Endo Pharmaceuticals / Impax Labs
The FTC filed a complaint in federal district court alleging that Endo Pharmaceuticals Inc. and several other drug companies violated antitrust laws by using pay-for-delay settlements to block consumers’ access to lower-cost generic versions of Opana ER and Lidoderm with an agreement not to market an authorized generic – often called a “no-AG commitment” – as a form of reverse payment. The complaint, filed in the Eastern District of Pennsylvania, alleges that Endo paid the first generic companies that filed for FDA approval – Impax Laboratories, Inc. and Watson Laboratories, Inc. – to eliminate the risk of competition for Opana ER and Lidoderm, in violation of the Federal Trade Commission Act. Opana ER is an extendedrelease opioid used to relieve moderate to severe pain. Lidoderm is a topical patch used to relieve pain associated with post-herpetic neuralgia, a complication of shingles. The FTC is seeking a court judgment declaring that the defendants’ conduct violates the antitrust laws, ordering the companies to disgorge their ill-gotten gains, and permanently barring them from engaging in similar anticompetitive behavior in the future. Teikoko Pharma USA and Teikoku Seiyaku Co., Ltd. agreed to a stipulated order resolving FTC charges.

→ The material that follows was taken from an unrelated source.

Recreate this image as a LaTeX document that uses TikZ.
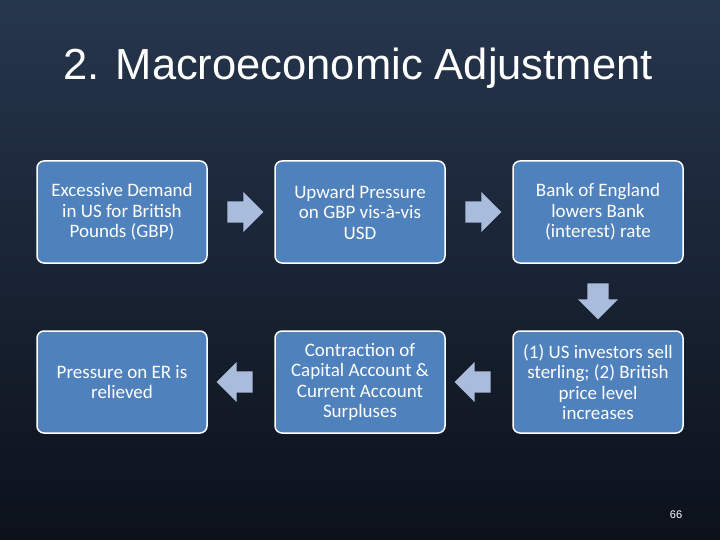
\documentclass[tikz,border=0pt]{standalone}
\usepackage{fontspec}
\setmainfont{Carlito}
\newfontfamily\titlefont{Liberation Sans}
\usetikzlibrary{shapes.arrows}
\definecolor{boxblue}{HTML}{4F81BD}
\definecolor{arrowc}{HTML}{A9BCDB}
\definecolor{bgtop}{HTML}{26364D}
\definecolor{bgbot}{HTML}{0C111B}
\tikzset{
  box/.style={draw=white, line width=1.5pt, fill=boxblue, rounded corners=7pt, minimum width=170pt, minimum height=102pt, align=center, text=white, font=\fontsize{19}{20.5}\selectfont},
  blockarrow/.style={single arrow, fill=arrowc, draw=none, minimum width=40pt, minimum height=36pt, single arrow head extend=9pt, inner sep=10pt}
}
\begin{document}
\begin{tikzpicture}[x=1pt,y=-1pt]
\shade[top color=bgtop, bottom color=bgbot] (0,0) rectangle (720,540);
\useasboundingbox (0,0) rectangle (720,540);
\node[text=white, font=\titlefont\fontsize{43.5}{48}\selectfont] (title) at (358,68) {2. Macroeconomic Adjustment};
\node[box] (b1) at (122,212) {Excessive Demand\\in US for British\\Pounds (GBP)};
\node[box] (b2) at (360,212) {Upward Pressure\\on GBP vis-à-vis\\USD};
\node[box] (b3) at (598,212) {Bank of England\\lowers Bank\\(interest) rate};
\node[box] (b4) at (598,382) {(1) US investors sell\\sterling; (2) British\\price level\\increases};
\node[box] (b5) at (360,382) {Contraction of\\Capital Account \&\\Current Account\\Surpluses};
\node[box] (b6) at (122,382) {Pressure on ER is\\relieved};
\node[blockarrow] (a1) at (240,212) {};
\node[blockarrow] (a2) at (478,212) {};
\node[blockarrow, shape border rotate=270] (a3) at (598,296) {};
\node[blockarrow, shape border rotate=180] (a4) at (478,382) {};
\node[blockarrow, shape border rotate=180] (a5) at (240,382) {};
\node[text=white, font=\titlefont\fontsize{11}{12}\selectfont] (pg) at (676,515) {66};
\end{tikzpicture}
\end{document}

In November 2016, the FTC voluntarily dismissed the complaint in this action. On January 23, 2017, the FTC refiled charges related to the Lidoderm agreements in federal court in California (Federal Trade Commission vs. Allergan plc; Watson Laboratories, Inc., et al) and refiled charges related to the Opana ER agreement in a Part 3 administrative proceeding. (In re Impax Laboratories, Inc.)